Thursday, December 07, 2006

Another day in Paradise...

Right must blog, if for no other reason than to move my hairy arse further down the damn screen. I have no idea why I posted my bum for everyone on the web to look at, seemed like a good idea at the time. Amused me anyway.

To business, I have been granted another day of respite from web death. The broadband has yet to disappear, so I can carry on spouting nonsense and trawling for quality porn.

Further to recent reports, Luke the labrador retriever will now be staying with us for the foreseeable future. The guy willing to train him has a gundog has backed out so Leaving Housemate has no choice but to leave him here. This means the two brothers get to stay together, good; the house will continue to be chewed until nothing else remains, bad.

Spent most of the afternoon and evening trying to sort out The Artist's PC. Well, I didn't, my friend The Happy Camper did all the work, he is currently on a sabbatical from the IT industry and is very good with technical things, so he did all the work. We had to cheat a bit but it is now working, it won't play Rome Total War but it does everything else.

It is also The Artist's birthday today, he is 38, and Rome Total War was a present from The Happy Camper. They are both war game fans and can now play online, so from now on they can bore each other rather than include the rest of us.

I'm on the horns of a dilemma at the mo concerning The Artist. He is one of my best friends and has been for over 20 years, his marriage has broken up recently and, as good friends do, I have spent a lot of time with him over the last few months trying to raise his spirits. We both have dogs, so most evenings we shoot the breeze and walk the dogs. Hanging out so much means we are becoming almost couply. For 2 heterosexual guys this is fuckin weird. People in small Welsh towns don't really understand meterosexuality let alone know how to spell it.

So in order to stop any rumours before they start I'm gonna have to ration the times I head round his gaff. This fuckin sucks, its bullshit, if 2 women spend a lot of time together they're not instantly labelled lesbians. That only happens when they tell you to fuck off on a night out. We do spend too much time in each others company though, but that is just to raise each others spirits after his divorce and with my impending bankruptcy. If we lived anywhere else it wouldn't even be considered, but I now here it would be deemed as suspicious behaviour. How shit is that?

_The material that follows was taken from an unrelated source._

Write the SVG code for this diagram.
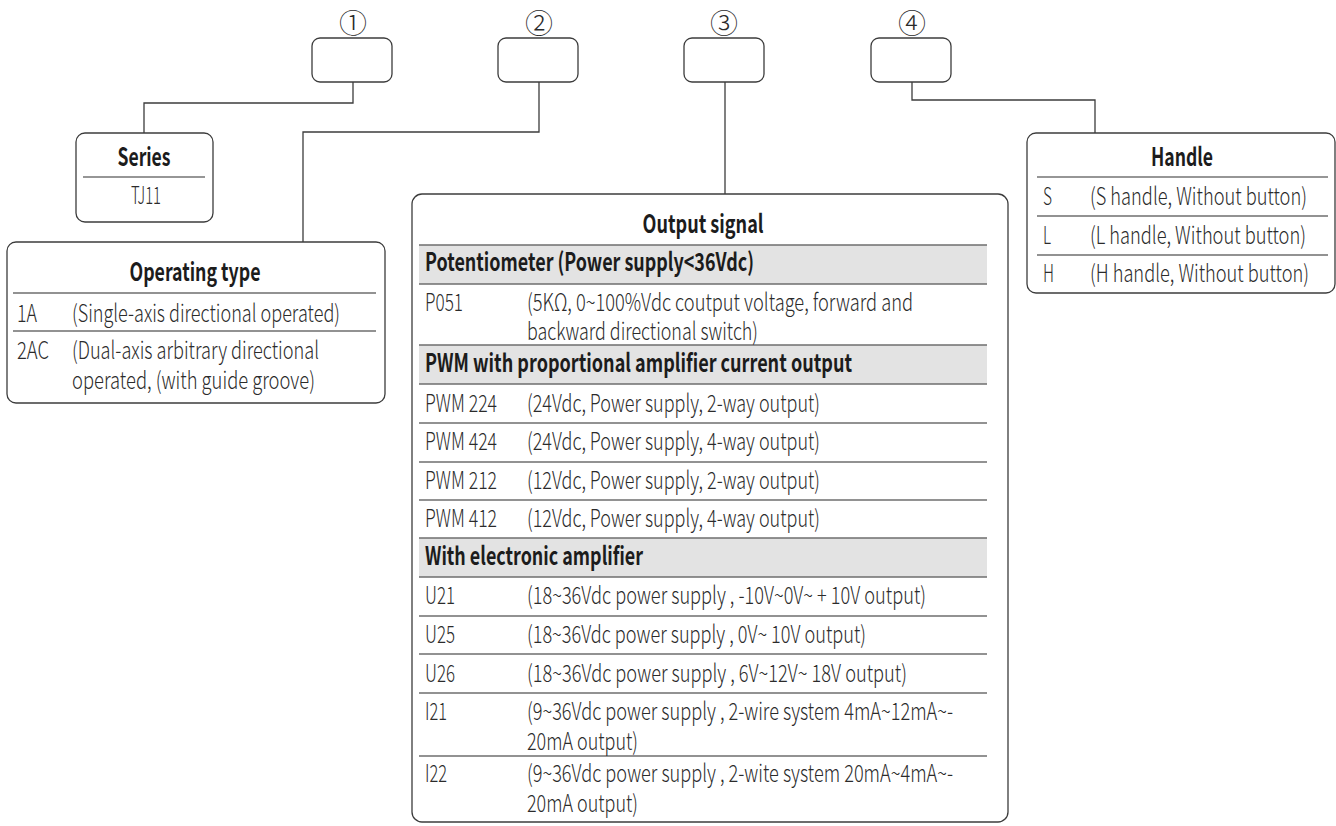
<svg xmlns="http://www.w3.org/2000/svg" width="1336" height="826" viewBox="0 0 1336 826">
<style>
  .box{fill:#ffffff;stroke:#3c3c3c;stroke-width:1.3}
  .conn{fill:none;stroke:#3c3c3c;stroke-width:1.3}
  .sep{stroke:#6e6e6e;stroke-width:1.5}
  .div{stroke:#2e2e2e;stroke-width:1.2}
  .band{fill:#e3e3e3}
  text{font-family:"Noto Sans CJK SC","Noto Sans",sans-serif;fill:#2b2b2b}
  .r{font-size:24px;font-weight:300}
  .b{font-size:25px;font-weight:700;fill:#1c1c1c}
  .c{text-anchor:middle}
  .num{font-size:28px;font-weight:300;text-anchor:middle}
</style>
<rect width="1336" height="826" fill="#ffffff"/>

<g id="connectors">
  <polyline class="conn" points="353,82 353,103 144,103 144,133"/>
  <polyline class="conn" points="539,82 539,132 303,132 303,242"/>
  <polyline class="conn" points="725,82 725,194"/>
  <polyline class="conn" points="912,82 912,100 1095,100 1095,133"/>
</g>

<g id="slot1">
  <text class="num" x="353" y="34">①</text>
  <rect class="box" x="312" y="38" width="80" height="44" rx="8"/>
</g>
<g id="slot2">
  <text class="num" x="539" y="34">②</text>
  <rect class="box" x="498" y="38" width="80" height="44" rx="8"/>
</g>
<g id="slot3">
  <text class="num" x="724" y="34">③</text>
  <rect class="box" x="684" y="38" width="80" height="44" rx="8"/>
</g>
<g id="slot4">
  <text class="num" x="912" y="34">④</text>
  <rect class="box" x="871" y="38" width="80" height="44" rx="8"/>
</g>

<g id="series">
  <rect class="box" x="76" y="133" width="137" height="89" rx="9"/>
  <text class="b c" x="144" y="166" textLength="53" lengthAdjust="spacingAndGlyphs">Series</text>
  <line class="div" x1="83" y1="177" x2="205" y2="177"/>
  <text class="r c" x="146" y="204" textLength="30" lengthAdjust="spacingAndGlyphs">TJ11</text>
</g>

<g id="operating-type">
  <rect class="box" x="7" y="242" width="378" height="161" rx="9"/>
  <text class="b c" x="195" y="281" textLength="131" lengthAdjust="spacingAndGlyphs">Operating type</text>
  <line class="sep" x1="13" y1="293" x2="376" y2="293"/>
  <text class="r" x="17" y="322" textLength="20" lengthAdjust="spacingAndGlyphs">1A</text>
  <text class="r" x="72" y="322" textLength="268" lengthAdjust="spacingAndGlyphs">(Single-axis directional operated)</text>
  <line class="sep" x1="13" y1="331" x2="376" y2="331"/>
  <text class="r" x="17" y="359" textLength="32" lengthAdjust="spacingAndGlyphs">2AC</text>
  <text class="r" x="72" y="359" textLength="247" lengthAdjust="spacingAndGlyphs">(Dual-axis arbitrary directional</text>
  <text class="r" x="72" y="389" textLength="243" lengthAdjust="spacingAndGlyphs">operated, (with guide groove)</text>
</g>

<g id="output-signal">
  <rect class="box" x="412" y="194" width="596" height="628" rx="10"/>
  <text class="b c" x="703" y="233" textLength="121" lengthAdjust="spacingAndGlyphs">Output signal</text>
  <rect class="band" x="419" y="245" width="568" height="39"/>
  <rect class="band" x="419" y="345" width="568" height="39"/>
  <rect class="band" x="419" y="538" width="568" height="39"/>
  <line class="sep" x1="419" y1="245" x2="987" y2="245"/>
  <line class="sep" x1="419" y1="284" x2="987" y2="284"/>
  <line class="sep" x1="419" y1="345" x2="987" y2="345"/>
  <line class="sep" x1="419" y1="384" x2="987" y2="384"/>
  <line class="sep" x1="419" y1="423" x2="987" y2="423"/>
  <line class="sep" x1="419" y1="462" x2="987" y2="462"/>
  <line class="sep" x1="419" y1="500" x2="987" y2="500"/>
  <line class="sep" x1="419" y1="538" x2="987" y2="538"/>
  <line class="sep" x1="419" y1="577" x2="987" y2="577"/>
  <line class="sep" x1="419" y1="616" x2="987" y2="616"/>
  <line class="sep" x1="419" y1="654" x2="987" y2="654"/>
  <line class="sep" x1="419" y1="693" x2="987" y2="693"/>
  <line class="sep" x1="419" y1="756" x2="987" y2="756"/>

  <text class="b" x="425" y="271" textLength="329" lengthAdjust="spacingAndGlyphs">Potentiometer (Power supply&lt;36Vdc)</text>
  <text class="r" x="425" y="311" textLength="38" lengthAdjust="spacingAndGlyphs">P051</text>
  <text class="r" x="527" y="311" textLength="386" lengthAdjust="spacingAndGlyphs">(5KΩ, 0~100%Vdc coutput voltage, forward and</text>
  <text class="r" x="527" y="340" textLength="231" lengthAdjust="spacingAndGlyphs">backward directional switch)</text>

  <text class="b" x="425" y="372" textLength="427" lengthAdjust="spacingAndGlyphs">PWM with proportional amplifier current output</text>
  <text class="r" x="425" y="412" textLength="72" lengthAdjust="spacingAndGlyphs">PWM 224</text>
  <text class="r" x="527" y="412" textLength="293" lengthAdjust="spacingAndGlyphs">(24Vdc, Power supply, 2-way output)</text>
  <text class="r" x="425" y="450" textLength="72" lengthAdjust="spacingAndGlyphs">PWM 424</text>
  <text class="r" x="527" y="450" textLength="293" lengthAdjust="spacingAndGlyphs">(24Vdc, Power supply, 4-way output)</text>
  <text class="r" x="425" y="489" textLength="72" lengthAdjust="spacingAndGlyphs">PWM 212</text>
  <text class="r" x="527" y="489" textLength="293" lengthAdjust="spacingAndGlyphs">(12Vdc, Power supply, 2-way output)</text>
  <text class="r" x="425" y="527" textLength="72" lengthAdjust="spacingAndGlyphs">PWM 412</text>
  <text class="r" x="527" y="527" textLength="293" lengthAdjust="spacingAndGlyphs">(12Vdc, Power supply, 4-way output)</text>

  <text class="b" x="425" y="565" textLength="218" lengthAdjust="spacingAndGlyphs">With electronic amplifier</text>
  <text class="r" x="425" y="604" textLength="30" lengthAdjust="spacingAndGlyphs">U21</text>
  <text class="r" x="527" y="604" textLength="399" lengthAdjust="spacingAndGlyphs">(18~36Vdc power supply , -10V~0V~ + 10V output)</text>
  <text class="r" x="425" y="643" textLength="30" lengthAdjust="spacingAndGlyphs">U25</text>
  <text class="r" x="527" y="643" textLength="339" lengthAdjust="spacingAndGlyphs">(18~36Vdc power supply , 0V~ 10V output)</text>
  <text class="r" x="425" y="682" textLength="30" lengthAdjust="spacingAndGlyphs">U26</text>
  <text class="r" x="527" y="682" textLength="380" lengthAdjust="spacingAndGlyphs">(18~36Vdc power supply , 6V~12V~ 18V output)</text>
  <text class="r" x="425" y="720" textLength="22" lengthAdjust="spacingAndGlyphs">I21</text>
  <text class="r" x="527" y="720" textLength="426" lengthAdjust="spacingAndGlyphs">(9~36Vdc power supply , 2-wire system 4mA~12mA~-</text>
  <text class="r" x="527" y="750" textLength="111" lengthAdjust="spacingAndGlyphs">20mA output)</text>
  <text class="r" x="425" y="782" textLength="22" lengthAdjust="spacingAndGlyphs">I22</text>
  <text class="r" x="527" y="782" textLength="426" lengthAdjust="spacingAndGlyphs">(9~36Vdc power supply , 2-wite system 20mA~4mA~-</text>
  <text class="r" x="527" y="812" textLength="111" lengthAdjust="spacingAndGlyphs">20mA output)</text>
</g>

<g id="handle">
  <rect class="box" x="1027" y="133" width="308" height="160" rx="9"/>
  <text class="b c" x="1182" y="166" textLength="62" lengthAdjust="spacingAndGlyphs">Handle</text>
  <line class="div" x1="1037" y1="177" x2="1328" y2="177"/>
  <text class="r" x="1043" y="205" textLength="9" lengthAdjust="spacingAndGlyphs">S</text>
  <text class="r" x="1090" y="205" textLength="217" lengthAdjust="spacingAndGlyphs">(S handle, Without button)</text>
  <line class="sep" x1="1037" y1="216" x2="1328" y2="216"/>
  <text class="r" x="1043" y="244" textLength="8" lengthAdjust="spacingAndGlyphs">L</text>
  <text class="r" x="1090" y="244" textLength="216" lengthAdjust="spacingAndGlyphs">(L handle, Without button)</text>
  <line class="sep" x1="1037" y1="255" x2="1328" y2="255"/>
  <text class="r" x="1043" y="282" textLength="11" lengthAdjust="spacingAndGlyphs">H</text>
  <text class="r" x="1090" y="282" textLength="219" lengthAdjust="spacingAndGlyphs">(H handle, Without button)</text>
</g>
</svg>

I do have a question, I need a present for my mum for Xmas so I thought I might get her 'Marley and Me', has anyone read it and is it any good. How about 'The Time Traveller's Wife'? Any other ideas would be welcomed. I've got most of the presents sorted I just need the last piece of the jigsaw.

So all help would be gratefully received. Right I'm off to take my sleeping tablet and hopefully enjoy another restful night. Wish me luck....


laters

4 Comments:

Blogger mist1 said...

I read Marley & Me because a friend of mine suggested it. I didn't want to, but I didn't want to disappoint her. I've never had a dog so I thought I wouldn't get the book.

I brought it with me to my doctor's office to read while I waited. By the time she came into the examining room, I was crying my eyes out.

She handed me a pamphlet on depression.

Great book.

Decent pamphlet.

3:33 AM  
Blogger Undercover Mother said...

Marley and Me, for sure. Mommies love puppy stories.

I figured that when you posted your hirsute arse online that you had a pint (at least) of Guiness in you. Well, I've blogged drunk a couple of times. But so far, no pictures.

4:25 AM  
Blogger Donna said...

Haven't read MArley cos I thought I would get the same effect as Mist, but TTW is really good. I kept thinking about it for weeks afterwards.

8:30 AM  
Blogger Glamourpuss said...

You should never ever change your behaviour because of what other people might think. Stuff them. I'm sure my neighbours think I run a gay knocking shop as I'm always standing on my doorstep in six-inch heels and underwear waiting for my next pole pupil.

I tend to take the view that everyone is too busy living their own lives to give a shit about what I get up to and if they're not, they're to be pitied.